Check every line below for the word "this" and copy the ones that have it.

- - - - -

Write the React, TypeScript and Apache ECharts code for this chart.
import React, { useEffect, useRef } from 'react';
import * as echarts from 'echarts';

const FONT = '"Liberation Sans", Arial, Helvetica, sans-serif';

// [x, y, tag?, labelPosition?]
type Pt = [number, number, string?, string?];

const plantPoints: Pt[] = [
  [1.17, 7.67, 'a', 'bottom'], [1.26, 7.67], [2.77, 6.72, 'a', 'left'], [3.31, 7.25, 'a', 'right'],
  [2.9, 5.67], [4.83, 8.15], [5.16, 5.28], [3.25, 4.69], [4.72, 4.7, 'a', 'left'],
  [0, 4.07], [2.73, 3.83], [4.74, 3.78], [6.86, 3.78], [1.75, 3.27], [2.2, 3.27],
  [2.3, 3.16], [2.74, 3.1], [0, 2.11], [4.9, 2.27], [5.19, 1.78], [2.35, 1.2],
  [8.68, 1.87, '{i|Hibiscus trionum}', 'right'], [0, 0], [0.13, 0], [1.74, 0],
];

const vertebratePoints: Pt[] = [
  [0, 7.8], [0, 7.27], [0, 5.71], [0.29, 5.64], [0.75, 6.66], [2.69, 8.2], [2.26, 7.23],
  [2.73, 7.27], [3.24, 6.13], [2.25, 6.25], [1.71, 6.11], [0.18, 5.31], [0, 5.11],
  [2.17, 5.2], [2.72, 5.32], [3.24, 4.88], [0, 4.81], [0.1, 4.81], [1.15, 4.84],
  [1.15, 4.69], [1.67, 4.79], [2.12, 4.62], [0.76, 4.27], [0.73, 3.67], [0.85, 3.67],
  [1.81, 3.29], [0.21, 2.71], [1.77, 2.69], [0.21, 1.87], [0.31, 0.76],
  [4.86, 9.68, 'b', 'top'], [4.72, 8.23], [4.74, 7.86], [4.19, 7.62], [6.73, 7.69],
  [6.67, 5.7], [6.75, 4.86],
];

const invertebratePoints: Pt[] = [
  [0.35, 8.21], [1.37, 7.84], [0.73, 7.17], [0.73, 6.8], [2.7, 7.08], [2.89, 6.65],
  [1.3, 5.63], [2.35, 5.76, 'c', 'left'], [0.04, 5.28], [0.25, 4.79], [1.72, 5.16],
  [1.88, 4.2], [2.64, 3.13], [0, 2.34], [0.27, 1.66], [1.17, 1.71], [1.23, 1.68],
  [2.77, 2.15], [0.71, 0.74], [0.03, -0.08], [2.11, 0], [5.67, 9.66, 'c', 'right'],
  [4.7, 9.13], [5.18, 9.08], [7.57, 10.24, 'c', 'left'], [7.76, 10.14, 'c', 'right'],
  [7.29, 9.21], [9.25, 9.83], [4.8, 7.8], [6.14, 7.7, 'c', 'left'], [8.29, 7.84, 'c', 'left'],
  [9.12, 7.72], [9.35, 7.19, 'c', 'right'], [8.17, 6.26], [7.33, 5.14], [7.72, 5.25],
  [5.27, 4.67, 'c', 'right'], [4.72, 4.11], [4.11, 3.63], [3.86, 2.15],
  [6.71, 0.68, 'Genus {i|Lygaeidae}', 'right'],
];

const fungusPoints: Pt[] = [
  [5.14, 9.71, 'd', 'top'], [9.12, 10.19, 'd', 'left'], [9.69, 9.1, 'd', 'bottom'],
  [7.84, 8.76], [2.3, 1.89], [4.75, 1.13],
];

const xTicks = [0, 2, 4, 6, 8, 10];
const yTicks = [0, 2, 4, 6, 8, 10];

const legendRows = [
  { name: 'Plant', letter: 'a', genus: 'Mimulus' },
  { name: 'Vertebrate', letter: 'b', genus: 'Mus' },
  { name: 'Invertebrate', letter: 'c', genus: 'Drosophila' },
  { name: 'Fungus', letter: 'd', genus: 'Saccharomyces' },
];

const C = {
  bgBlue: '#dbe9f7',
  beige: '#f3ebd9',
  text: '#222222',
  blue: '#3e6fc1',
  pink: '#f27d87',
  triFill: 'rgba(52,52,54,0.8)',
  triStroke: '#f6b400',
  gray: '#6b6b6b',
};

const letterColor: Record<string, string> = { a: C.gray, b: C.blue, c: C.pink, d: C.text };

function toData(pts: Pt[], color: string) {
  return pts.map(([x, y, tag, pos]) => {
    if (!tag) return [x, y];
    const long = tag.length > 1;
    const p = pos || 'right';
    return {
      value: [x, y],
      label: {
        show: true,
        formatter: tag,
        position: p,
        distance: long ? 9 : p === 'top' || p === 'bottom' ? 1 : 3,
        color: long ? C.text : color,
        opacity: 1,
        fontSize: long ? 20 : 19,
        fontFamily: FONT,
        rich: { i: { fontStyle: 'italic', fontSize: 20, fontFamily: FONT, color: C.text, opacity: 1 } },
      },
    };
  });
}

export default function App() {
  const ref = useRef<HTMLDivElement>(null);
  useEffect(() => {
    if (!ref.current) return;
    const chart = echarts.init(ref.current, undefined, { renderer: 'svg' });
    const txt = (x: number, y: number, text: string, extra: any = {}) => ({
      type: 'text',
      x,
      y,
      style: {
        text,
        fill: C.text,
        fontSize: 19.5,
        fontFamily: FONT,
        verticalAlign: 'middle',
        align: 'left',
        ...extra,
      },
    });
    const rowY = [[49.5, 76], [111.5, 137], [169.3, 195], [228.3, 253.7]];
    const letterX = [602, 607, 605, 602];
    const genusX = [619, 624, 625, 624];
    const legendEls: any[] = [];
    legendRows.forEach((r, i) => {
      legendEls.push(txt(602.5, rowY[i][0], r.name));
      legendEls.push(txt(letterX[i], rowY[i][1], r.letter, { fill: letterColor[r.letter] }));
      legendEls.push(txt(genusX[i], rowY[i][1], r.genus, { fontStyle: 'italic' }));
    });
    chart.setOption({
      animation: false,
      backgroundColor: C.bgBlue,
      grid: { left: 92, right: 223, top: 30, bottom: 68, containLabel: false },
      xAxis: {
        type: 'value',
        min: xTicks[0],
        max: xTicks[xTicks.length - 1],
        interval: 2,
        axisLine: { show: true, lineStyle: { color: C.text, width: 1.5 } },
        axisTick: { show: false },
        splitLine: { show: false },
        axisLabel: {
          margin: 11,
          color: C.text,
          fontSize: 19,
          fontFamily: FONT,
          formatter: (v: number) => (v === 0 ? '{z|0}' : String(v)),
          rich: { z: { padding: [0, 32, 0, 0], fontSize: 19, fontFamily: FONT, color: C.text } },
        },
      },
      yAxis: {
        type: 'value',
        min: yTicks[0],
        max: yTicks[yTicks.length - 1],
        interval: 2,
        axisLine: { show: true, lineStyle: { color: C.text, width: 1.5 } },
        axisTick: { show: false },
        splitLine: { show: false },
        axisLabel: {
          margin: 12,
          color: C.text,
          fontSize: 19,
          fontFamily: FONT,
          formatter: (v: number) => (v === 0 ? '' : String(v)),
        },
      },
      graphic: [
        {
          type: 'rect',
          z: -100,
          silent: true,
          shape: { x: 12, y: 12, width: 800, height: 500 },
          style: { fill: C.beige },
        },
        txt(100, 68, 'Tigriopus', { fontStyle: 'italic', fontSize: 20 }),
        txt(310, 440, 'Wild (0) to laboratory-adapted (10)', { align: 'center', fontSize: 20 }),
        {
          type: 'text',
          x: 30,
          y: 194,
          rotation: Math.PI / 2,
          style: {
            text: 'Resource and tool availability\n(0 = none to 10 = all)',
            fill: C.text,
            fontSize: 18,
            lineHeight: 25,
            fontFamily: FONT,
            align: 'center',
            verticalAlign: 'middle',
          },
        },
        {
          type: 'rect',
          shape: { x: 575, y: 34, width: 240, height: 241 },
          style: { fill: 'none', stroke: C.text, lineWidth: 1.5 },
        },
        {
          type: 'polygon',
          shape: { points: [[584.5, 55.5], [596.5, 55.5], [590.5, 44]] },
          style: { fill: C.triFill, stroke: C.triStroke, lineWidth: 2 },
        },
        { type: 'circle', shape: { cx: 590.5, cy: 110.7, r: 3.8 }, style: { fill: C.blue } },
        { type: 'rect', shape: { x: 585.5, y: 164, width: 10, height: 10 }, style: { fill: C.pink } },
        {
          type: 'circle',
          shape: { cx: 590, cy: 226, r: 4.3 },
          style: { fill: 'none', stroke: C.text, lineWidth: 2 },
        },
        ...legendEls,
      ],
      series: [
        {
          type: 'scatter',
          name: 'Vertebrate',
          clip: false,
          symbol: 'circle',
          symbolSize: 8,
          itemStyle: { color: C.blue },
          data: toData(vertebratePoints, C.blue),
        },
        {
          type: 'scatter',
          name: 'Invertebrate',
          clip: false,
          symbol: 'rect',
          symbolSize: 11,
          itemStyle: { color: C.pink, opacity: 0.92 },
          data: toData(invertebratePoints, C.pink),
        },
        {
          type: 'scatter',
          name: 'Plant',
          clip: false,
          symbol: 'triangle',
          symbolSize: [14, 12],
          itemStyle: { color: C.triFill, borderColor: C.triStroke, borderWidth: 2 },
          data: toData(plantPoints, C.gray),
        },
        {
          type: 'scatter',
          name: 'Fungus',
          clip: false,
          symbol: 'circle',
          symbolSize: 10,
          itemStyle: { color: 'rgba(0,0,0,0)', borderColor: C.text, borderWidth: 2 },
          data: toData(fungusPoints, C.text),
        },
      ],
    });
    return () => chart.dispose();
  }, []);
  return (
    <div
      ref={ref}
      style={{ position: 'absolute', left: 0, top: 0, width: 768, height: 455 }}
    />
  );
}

- - - - -

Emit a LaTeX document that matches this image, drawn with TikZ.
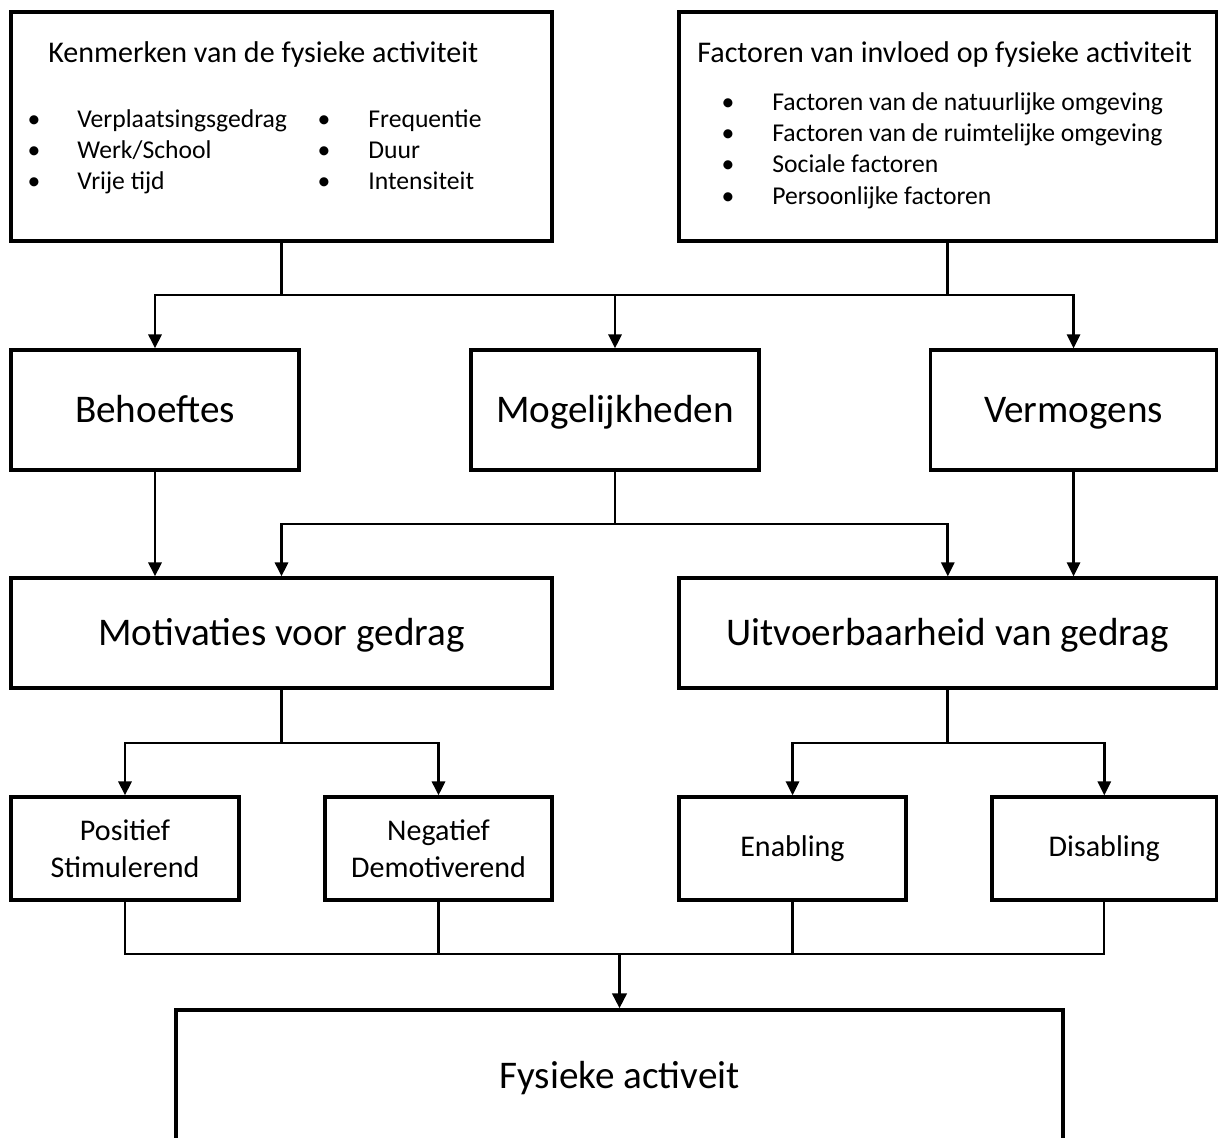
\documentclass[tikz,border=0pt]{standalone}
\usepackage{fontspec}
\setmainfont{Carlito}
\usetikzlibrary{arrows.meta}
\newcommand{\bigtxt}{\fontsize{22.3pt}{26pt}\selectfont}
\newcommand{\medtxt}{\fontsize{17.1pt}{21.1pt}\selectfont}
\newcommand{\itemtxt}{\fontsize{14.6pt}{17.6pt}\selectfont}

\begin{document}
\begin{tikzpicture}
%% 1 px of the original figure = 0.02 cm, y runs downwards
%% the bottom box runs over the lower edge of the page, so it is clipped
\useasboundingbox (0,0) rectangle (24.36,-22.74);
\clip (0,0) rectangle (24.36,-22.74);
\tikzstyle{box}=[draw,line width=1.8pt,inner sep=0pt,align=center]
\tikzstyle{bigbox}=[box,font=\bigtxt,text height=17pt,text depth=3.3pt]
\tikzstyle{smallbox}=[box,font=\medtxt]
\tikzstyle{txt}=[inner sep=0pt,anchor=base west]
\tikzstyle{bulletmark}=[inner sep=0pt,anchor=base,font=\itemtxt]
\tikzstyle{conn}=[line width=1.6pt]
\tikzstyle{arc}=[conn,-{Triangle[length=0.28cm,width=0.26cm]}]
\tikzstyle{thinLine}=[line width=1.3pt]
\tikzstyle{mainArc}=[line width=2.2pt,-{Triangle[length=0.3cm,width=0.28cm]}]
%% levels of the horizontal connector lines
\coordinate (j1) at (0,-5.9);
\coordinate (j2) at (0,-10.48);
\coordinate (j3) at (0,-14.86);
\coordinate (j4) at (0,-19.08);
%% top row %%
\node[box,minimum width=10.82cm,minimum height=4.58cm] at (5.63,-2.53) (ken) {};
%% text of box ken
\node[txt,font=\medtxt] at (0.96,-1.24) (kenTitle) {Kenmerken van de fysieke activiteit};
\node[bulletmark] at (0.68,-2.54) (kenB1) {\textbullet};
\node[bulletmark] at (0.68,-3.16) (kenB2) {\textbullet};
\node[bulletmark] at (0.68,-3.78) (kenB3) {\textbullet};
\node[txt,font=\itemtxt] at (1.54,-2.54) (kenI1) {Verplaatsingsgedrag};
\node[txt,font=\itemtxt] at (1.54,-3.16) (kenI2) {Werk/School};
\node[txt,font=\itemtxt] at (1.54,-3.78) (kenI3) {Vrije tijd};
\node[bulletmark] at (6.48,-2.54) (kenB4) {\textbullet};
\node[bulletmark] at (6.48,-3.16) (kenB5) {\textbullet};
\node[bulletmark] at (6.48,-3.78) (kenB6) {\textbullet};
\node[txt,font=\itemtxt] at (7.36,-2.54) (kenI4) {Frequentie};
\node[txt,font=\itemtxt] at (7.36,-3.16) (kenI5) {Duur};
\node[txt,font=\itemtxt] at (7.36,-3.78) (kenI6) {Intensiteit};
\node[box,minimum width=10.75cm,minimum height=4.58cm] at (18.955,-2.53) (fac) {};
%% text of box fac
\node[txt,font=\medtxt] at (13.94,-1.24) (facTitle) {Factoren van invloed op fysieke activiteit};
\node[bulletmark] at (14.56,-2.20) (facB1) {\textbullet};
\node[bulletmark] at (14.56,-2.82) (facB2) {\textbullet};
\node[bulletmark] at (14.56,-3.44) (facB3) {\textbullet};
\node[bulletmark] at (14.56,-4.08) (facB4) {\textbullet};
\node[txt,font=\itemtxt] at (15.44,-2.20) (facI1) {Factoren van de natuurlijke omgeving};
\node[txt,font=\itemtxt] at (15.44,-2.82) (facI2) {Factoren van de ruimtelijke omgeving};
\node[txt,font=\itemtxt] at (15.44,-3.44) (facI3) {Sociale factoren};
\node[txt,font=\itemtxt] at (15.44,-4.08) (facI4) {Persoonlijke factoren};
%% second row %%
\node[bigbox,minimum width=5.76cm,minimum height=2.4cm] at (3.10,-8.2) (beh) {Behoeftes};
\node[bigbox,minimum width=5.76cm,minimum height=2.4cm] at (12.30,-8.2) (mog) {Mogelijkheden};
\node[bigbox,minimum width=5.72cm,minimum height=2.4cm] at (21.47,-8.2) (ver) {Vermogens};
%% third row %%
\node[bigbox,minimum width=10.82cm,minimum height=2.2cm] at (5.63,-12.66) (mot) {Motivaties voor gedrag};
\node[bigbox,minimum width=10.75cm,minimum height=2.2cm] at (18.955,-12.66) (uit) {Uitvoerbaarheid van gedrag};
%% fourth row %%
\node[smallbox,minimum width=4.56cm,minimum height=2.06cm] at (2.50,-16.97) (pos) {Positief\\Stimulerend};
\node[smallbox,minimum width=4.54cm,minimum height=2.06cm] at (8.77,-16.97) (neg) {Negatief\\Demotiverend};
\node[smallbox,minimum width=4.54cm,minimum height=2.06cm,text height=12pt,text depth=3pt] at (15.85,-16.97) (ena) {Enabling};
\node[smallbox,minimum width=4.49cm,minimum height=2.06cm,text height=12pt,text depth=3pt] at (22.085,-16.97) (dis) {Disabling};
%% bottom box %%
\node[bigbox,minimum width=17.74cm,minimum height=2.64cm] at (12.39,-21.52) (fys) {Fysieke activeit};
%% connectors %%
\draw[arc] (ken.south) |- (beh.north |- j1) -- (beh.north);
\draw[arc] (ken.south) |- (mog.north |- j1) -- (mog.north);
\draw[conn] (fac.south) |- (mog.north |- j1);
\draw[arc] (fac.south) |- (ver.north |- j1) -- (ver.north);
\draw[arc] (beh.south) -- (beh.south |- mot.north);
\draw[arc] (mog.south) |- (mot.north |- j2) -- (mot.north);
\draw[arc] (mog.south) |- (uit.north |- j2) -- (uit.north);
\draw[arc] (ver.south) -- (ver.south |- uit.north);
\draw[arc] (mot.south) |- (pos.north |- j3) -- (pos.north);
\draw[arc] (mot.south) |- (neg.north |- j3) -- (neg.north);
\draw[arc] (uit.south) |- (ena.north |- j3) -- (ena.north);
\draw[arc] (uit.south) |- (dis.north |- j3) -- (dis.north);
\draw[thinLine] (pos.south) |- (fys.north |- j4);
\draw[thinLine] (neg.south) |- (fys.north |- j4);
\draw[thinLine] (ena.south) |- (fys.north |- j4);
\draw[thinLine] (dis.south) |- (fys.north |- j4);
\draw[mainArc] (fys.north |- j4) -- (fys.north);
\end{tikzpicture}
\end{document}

- - - - -

» Solved exercise:
Write the React, TypeScript and Apache ECharts code for this chart.
Emit a LaTeX document that matches this image, drawn with TikZ.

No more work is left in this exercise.